=== Source material ===
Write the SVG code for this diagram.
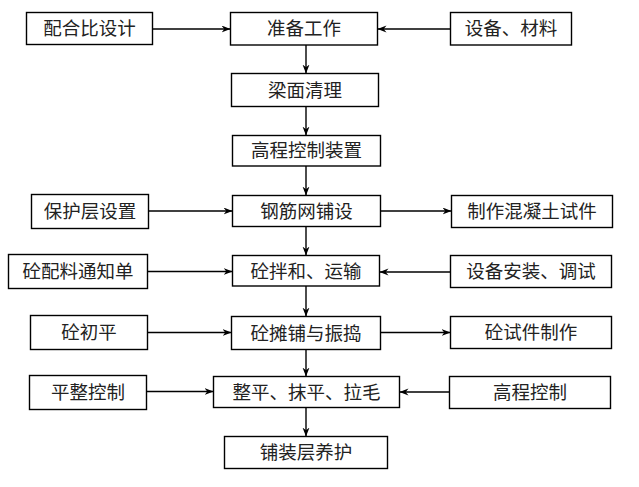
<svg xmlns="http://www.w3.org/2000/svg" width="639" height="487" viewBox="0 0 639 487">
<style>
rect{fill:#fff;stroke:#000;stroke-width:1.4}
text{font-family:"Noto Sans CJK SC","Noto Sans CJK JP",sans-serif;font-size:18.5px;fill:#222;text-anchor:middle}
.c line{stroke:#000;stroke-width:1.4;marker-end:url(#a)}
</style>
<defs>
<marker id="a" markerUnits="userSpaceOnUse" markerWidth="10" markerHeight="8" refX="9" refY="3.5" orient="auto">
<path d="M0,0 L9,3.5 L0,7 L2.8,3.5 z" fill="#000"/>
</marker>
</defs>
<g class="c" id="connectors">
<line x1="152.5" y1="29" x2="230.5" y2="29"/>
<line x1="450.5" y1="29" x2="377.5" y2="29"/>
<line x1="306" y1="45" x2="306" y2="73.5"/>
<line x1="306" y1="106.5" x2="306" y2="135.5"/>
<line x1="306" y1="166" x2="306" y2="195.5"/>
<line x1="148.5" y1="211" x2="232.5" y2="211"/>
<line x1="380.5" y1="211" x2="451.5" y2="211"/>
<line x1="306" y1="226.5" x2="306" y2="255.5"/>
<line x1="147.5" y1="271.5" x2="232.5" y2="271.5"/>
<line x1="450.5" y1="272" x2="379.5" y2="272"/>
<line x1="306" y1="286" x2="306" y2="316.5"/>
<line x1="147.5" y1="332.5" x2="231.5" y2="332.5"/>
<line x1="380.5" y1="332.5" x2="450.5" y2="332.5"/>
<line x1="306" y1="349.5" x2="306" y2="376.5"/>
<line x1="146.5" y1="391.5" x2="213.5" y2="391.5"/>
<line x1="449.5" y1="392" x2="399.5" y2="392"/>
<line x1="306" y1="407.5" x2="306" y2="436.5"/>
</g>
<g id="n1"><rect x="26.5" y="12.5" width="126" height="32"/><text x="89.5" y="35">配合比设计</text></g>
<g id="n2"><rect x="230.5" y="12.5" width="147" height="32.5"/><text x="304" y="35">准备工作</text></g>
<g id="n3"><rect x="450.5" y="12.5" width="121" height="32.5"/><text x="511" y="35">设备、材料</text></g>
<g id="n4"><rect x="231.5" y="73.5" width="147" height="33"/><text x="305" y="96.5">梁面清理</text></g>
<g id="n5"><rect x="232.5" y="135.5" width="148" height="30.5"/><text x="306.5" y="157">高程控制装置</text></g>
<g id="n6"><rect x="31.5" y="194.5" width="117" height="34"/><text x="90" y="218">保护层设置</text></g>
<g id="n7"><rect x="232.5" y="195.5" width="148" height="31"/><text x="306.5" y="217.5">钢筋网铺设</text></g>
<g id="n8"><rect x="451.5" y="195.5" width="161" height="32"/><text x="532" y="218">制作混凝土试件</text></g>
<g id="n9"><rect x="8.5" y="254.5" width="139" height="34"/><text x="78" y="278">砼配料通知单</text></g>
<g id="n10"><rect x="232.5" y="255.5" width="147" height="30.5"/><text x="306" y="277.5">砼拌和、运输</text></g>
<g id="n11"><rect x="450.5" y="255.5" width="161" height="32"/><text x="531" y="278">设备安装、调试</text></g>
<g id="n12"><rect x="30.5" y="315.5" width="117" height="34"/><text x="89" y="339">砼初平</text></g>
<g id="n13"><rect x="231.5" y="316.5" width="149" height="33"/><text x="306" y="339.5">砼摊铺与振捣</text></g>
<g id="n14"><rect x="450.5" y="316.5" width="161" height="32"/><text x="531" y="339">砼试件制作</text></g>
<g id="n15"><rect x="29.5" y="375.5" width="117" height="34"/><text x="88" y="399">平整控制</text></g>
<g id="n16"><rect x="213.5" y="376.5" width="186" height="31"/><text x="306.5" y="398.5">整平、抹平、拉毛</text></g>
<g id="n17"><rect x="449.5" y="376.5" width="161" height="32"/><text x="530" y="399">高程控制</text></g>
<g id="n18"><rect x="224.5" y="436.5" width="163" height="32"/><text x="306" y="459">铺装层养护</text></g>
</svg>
===
[Exercise description]
Print the whole listing above once more, word for word, without its pictures.

[Result of this exercise]
Write the SVG code for this diagram.
<svg xmlns="http://www.w3.org/2000/svg" width="639" height="487" viewBox="0 0 639 487">
<style>
rect{fill:#fff;stroke:#000;stroke-width:1.4}
text{font-family:"Noto Sans CJK SC","Noto Sans CJK JP",sans-serif;font-size:18.5px;fill:#222;text-anchor:middle}
.c line{stroke:#000;stroke-width:1.4;marker-end:url(#a)}
</style>
<defs>
<marker id="a" markerUnits="userSpaceOnUse" markerWidth="10" markerHeight="8" refX="9" refY="3.5" orient="auto">
<path d="M0,0 L9,3.5 L0,7 L2.8,3.5 z" fill="#000"/>
</marker>
</defs>
<g class="c" id="connectors">
<line x1="152.5" y1="29" x2="230.5" y2="29"/>
<line x1="450.5" y1="29" x2="377.5" y2="29"/>
<line x1="306" y1="45" x2="306" y2="73.5"/>
<line x1="306" y1="106.5" x2="306" y2="135.5"/>
<line x1="306" y1="166" x2="306" y2="195.5"/>
<line x1="148.5" y1="211" x2="232.5" y2="211"/>
<line x1="380.5" y1="211" x2="451.5" y2="211"/>
<line x1="306" y1="226.5" x2="306" y2="255.5"/>
<line x1="147.5" y1="271.5" x2="232.5" y2="271.5"/>
<line x1="450.5" y1="272" x2="379.5" y2="272"/>
<line x1="306" y1="286" x2="306" y2="316.5"/>
<line x1="147.5" y1="332.5" x2="231.5" y2="332.5"/>
<line x1="380.5" y1="332.5" x2="450.5" y2="332.5"/>
<line x1="306" y1="349.5" x2="306" y2="376.5"/>
<line x1="146.5" y1="391.5" x2="213.5" y2="391.5"/>
<line x1="449.5" y1="392" x2="399.5" y2="392"/>
<line x1="306" y1="407.5" x2="306" y2="436.5"/>
</g>
<g id="n1"><rect x="26.5" y="12.5" width="126" height="32"/><text x="89.5" y="35">配合比设计</text></g>
<g id="n2"><rect x="230.5" y="12.5" width="147" height="32.5"/><text x="304" y="35">准备工作</text></g>
<g id="n3"><rect x="450.5" y="12.5" width="121" height="32.5"/><text x="511" y="35">设备、材料</text></g>
<g id="n4"><rect x="231.5" y="73.5" width="147" height="33"/><text x="305" y="96.5">梁面清理</text></g>
<g id="n5"><rect x="232.5" y="135.5" width="148" height="30.5"/><text x="306.5" y="157">高程控制装置</text></g>
<g id="n6"><rect x="31.5" y="194.5" width="117" height="34"/><text x="90" y="218">保护层设置</text></g>
<g id="n7"><rect x="232.5" y="195.5" width="148" height="31"/><text x="306.5" y="217.5">钢筋网铺设</text></g>
<g id="n8"><rect x="451.5" y="195.5" width="161" height="32"/><text x="532" y="218">制作混凝土试件</text></g>
<g id="n9"><rect x="8.5" y="254.5" width="139" height="34"/><text x="78" y="278">砼配料通知单</text></g>
<g id="n10"><rect x="232.5" y="255.5" width="147" height="30.5"/><text x="306" y="277.5">砼拌和、运输</text></g>
<g id="n11"><rect x="450.5" y="255.5" width="161" height="32"/><text x="531" y="278">设备安装、调试</text></g>
<g id="n12"><rect x="30.5" y="315.5" width="117" height="34"/><text x="89" y="339">砼初平</text></g>
<g id="n13"><rect x="231.5" y="316.5" width="149" height="33"/><text x="306" y="339.5">砼摊铺与振捣</text></g>
<g id="n14"><rect x="450.5" y="316.5" width="161" height="32"/><text x="531" y="339">砼试件制作</text></g>
<g id="n15"><rect x="29.5" y="375.5" width="117" height="34"/><text x="88" y="399">平整控制</text></g>
<g id="n16"><rect x="213.5" y="376.5" width="186" height="31"/><text x="306.5" y="398.5">整平、抹平、拉毛</text></g>
<g id="n17"><rect x="449.5" y="376.5" width="161" height="32"/><text x="530" y="399">高程控制</text></g>
<g id="n18"><rect x="224.5" y="436.5" width="163" height="32"/><text x="306" y="459">铺装层养护</text></g>
</svg>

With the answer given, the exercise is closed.